I am very sorry for anybody who’d hoped for this website to be in English, but it is mainly in Dutch. A very short introduction to what I do in English:

As a lecturer in Publishing and Media at the Amsterdam University of Applied Sciences, I enjoy introducing students into the fascinating world of international trade publishing. I have worked in the book publishing industry (crime novels) and I now teach publishing and media concepting at the Media, Information & Communication Programme.

I started working on the topic of how lecturers in higher professional education use resources back in 2010. For my master thesis in Teaching and Learning in Higher Education at VU University Amsterdam, I researched lecturers’ ideas about how they would like to use eTextbooks. One of the outcomes was that they saw eTextbooks as a means to offer a curated collection of resources to their students.
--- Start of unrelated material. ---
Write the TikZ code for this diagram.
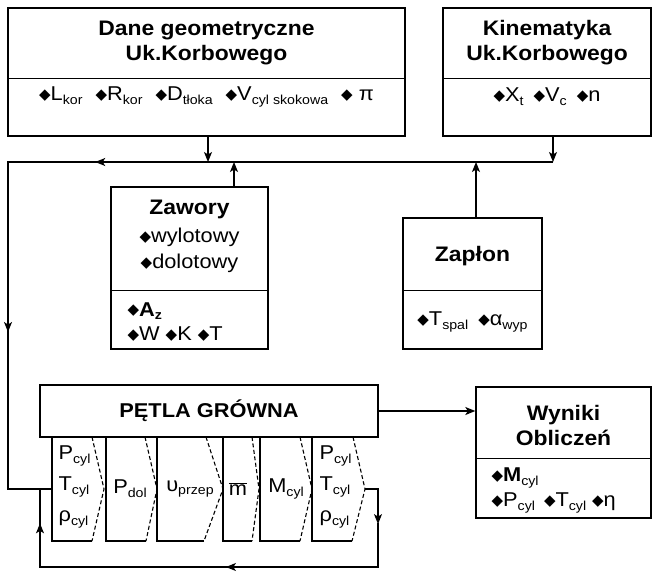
\documentclass[tikz,border=0pt]{standalone}
\usepackage{fontspec}
\setmainfont{Liberation Sans}[FakeStretch=1.09]
\newfontfamily\symfont{DejaVu Sans}
\usetikzlibrary{arrows.meta}
\usetikzlibrary{calc,positioning}

\newcommand{\dia}{\raisebox{0.1ex}{\symfont\fontsize{15}{15}\selectfont ◆}}
\newcommand{\sbs}[1]{\raisebox{-0.35ex}{\fontsize{13}{13}\selectfont #1}}

\begin{document}
\begin{tikzpicture}[x=1pt,y=-1pt,line width=1.2pt,>={Stealth[length=10pt,width=8pt,inset=2.5pt]}]
    \tikzstyle{blok}=[draw, line width=1.4pt, inner sep=0pt]
    \tikzstyle{tytul}=[align=center, inner sep=0pt, font=\bfseries\fontsize{21}{25}\selectfont]
    \tikzstyle{lista}=[inner sep=0pt, font=\fontsize{20}{26}\selectfont]
    \tikzstyle{szew}=[dash pattern=on 4pt off 2.5pt, line width=1.1pt]

    \useasboundingbox (0,0) rectangle (652,572);

    % bloki
    \node[blok, minimum width=397pt, minimum height=128pt] (dane)  at (206.5,72) {};
    \node[blok, minimum width=208pt, minimum height=128pt] (kin)   at (547,72) {};
    \node[blok, minimum width=157pt, minimum height=162pt] (zaw)   at (189.5,268) {};
    \node[blok, minimum width=139pt, minimum height=131pt] (zap)   at (472.5,283.5) {};
    \node[blok, minimum width=338pt, minimum height=52pt]  (petla) at (209,411) {};
    \node[blok, minimum width=175pt, minimum height=131pt] (wyn)   at (563.5,452.5) {};

    \draw[line width=1.4pt] ([yshift=-71pt]dane.north west) -- ([yshift=-71pt]dane.north east);
    \draw[line width=1.4pt] ([yshift=-71pt]kin.north west) -- ([yshift=-71pt]kin.north east);
    \draw[line width=1.4pt] ([yshift=-104pt]zaw.north west) -- ([yshift=-104pt]zaw.north east);
    \draw[line width=1.4pt] ([yshift=-73pt]zap.north west) -- ([yshift=-73pt]zap.north east);
    \draw[line width=1.4pt] ([yshift=-72pt]wyn.north west) -- ([yshift=-72pt]wyn.north east);

    % teksty
    \node[tytul] (daneT) at (206.5,43) {Dane geometryczne\\Uk.Korbowego};
    \node[lista] (daneL) at (206.5,97) {\dia L\sbs{kor}\hspace{13pt}\dia R\sbs{kor}\hspace{13pt}\dia D\sbs{tłoka}\hspace{13pt}\dia V\sbs{cyl skokowa}\hspace{13pt}\dia\ π};
    \node[tytul] (kinT) at (547,43) {Kinematyka\\Uk.Korbowego};
    \node[lista] (kinL) at (547,97) {\dia X\sbs{t}\hspace{10pt}\dia V\sbs{c}\hspace{10pt}\dia n};
    \node[tytul] (zawT) at (189.5,209) {Zawory};
    \node[lista, align=center] (zawR) at (189.5,250) {\dia wylotowy\\\dia dolotowy};
    \node[lista, anchor=west] (zawA) at (127,311) {\dia\textbf{A\sbs{z}}};
    \node[lista, anchor=west] (zawW) at (127,334) {\dia W\hspace{6pt}\dia K\hspace{6pt}\dia T};
    \node[tytul] (zapT) at (472.5,256) {Zapłon};
    \node[lista] (zapL) at (472.5,322) {\dia T\sbs{spal}\hspace{10pt}\dia α\sbs{wyp}};
    \node[inner sep=0pt, font=\bfseries\fontsize{20}{24}\selectfont] (petlaT) at (209,411) {PĘTLA GRÓWNA};
    \node[tytul] (wynT) at (563.5,425) {Wyniki\\Obliczeń};
    \node[lista, anchor=west] (wynM) at (491,478) {\dia\textbf{M}\sbs{cyl}};
    \node[lista, anchor=west] (wynP) at (491,503) {\dia P\sbs{cyl}\hspace{9pt}\dia T\sbs{cyl}\hspace{6pt}\dia η};

    % petla - kroki
    \foreach \L/\a/\t/\b [count=\i] in {52/92/104/92, 106/145/157/146, 157/206/223/204, 223/252/259/252, 260/300/312/300, 312/353/365/352} {
      \draw (\b,541) -- (\L,541) -- (\L,437);
      \draw[szew] (\a,437) -- (\t,489) -- (\b,541);
      \coordinate (tip\i) at (\t,489);
      \coordinate (lft\i) at (\L,489);
    }
    \node[lista, anchor=west, align=left, font=\fontsize{20}{31}\selectfont] (k1) at (58,487) {P\sbs{cyl}\\T\sbs{cyl}\\ρ\sbs{cyl}};
    \node[lista] (k2) at (130,489) {P\sbs{dol}};
    \node[lista] (k3) at (190,489) {υ\sbs{przep}};
    \node[lista] (k4) at (238,489) {$\overline{\mbox{m}}$};
    \node[lista] (k5) at (286,489) {M\sbs{cyl}};
    \node[lista, anchor=west, align=left, font=\fontsize{20}{31}\selectfont] (k6) at (319,487) {P\sbs{cyl}\\T\sbs{cyl}\\ρ\sbs{cyl}};

    % polaczenia
    \coordinate (hp) at (553,162);
    \coordinate (hl) at (8,162);
    \coordinate (dl) at (8,489);
    \coordinate (zx) at (234,162);
    \coordinate (zpx) at (476,162);
    \draw[->] ([xshift=1.5pt]dane.south) -- ([xshift=1.5pt]dane.south |- hp);
    \draw[->] (kin.south -| hp) -- (hp);
    \draw[->] (zaw.north -| zx) -- (zx);
    \draw[->] (zap.north -| zpx) -- (zpx);
    \draw[->] (hp) -- ($(hp)!0.84!(hl)$);
    \draw ($(hp)!0.83!(hl)$) -- (hl) -- ($(hl)!0.52!(dl)$);
    \draw[->] ($(hl)!0.4!(dl)$) -- ($(hl)!0.52!(dl)$);
    \draw ($(hl)!0.51!(dl)$) -- (dl) -- (lft1);
    \draw[->] (petla.east) -- (petla.east -| wyn.west);

    \coordinate (p1) at (378,489);
    \coordinate (p2) at (378,567);
    \coordinate (p3) at (40,567);
    \coordinate (p4) at (40,489);
    \draw[->] (tip6) -- (p1) -- ($(p1)!0.45!(p2)$);
    \draw ($(p1)!0.44!(p2)$) -- (p2) -- (p3) -- (p4);
    \draw[->] (p2) -- ($(p2)!0.45!(p3)$);
    \draw[->] (p3) -- ($(p3)!0.56!(p4)$);
\end{tikzpicture}
\end{document}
This outcome set me of in the direction of curation in education, and led to a project with the Publishing Lab at research centre CREATE-IT, at the Amsterdam University of Applied Sciences. In this project, together with Canon Nederland and the University Library, I researched how we could offer students readers (or course packs) made by lecturers in an interactive, digital way. The outcomes pointed towards a hybrid product, combining paper and digital formats.

The main focus of this project was on the best ‘design-for-learning’ of such a reader, combined with a more technological approach on how to realise that desired product. However, while carrying out this project, I became more and more interested in the underlying curational processes involved in offering a collection of resources to students. I kept wondering if we could learn more about how lecturers approached this task. Were there any good practices, models or guidelines to be found?

This led to reviewing the literature, speaking to supervisors, and, eventually, to drafting up a PhD proposal, on which I hope to get started soon.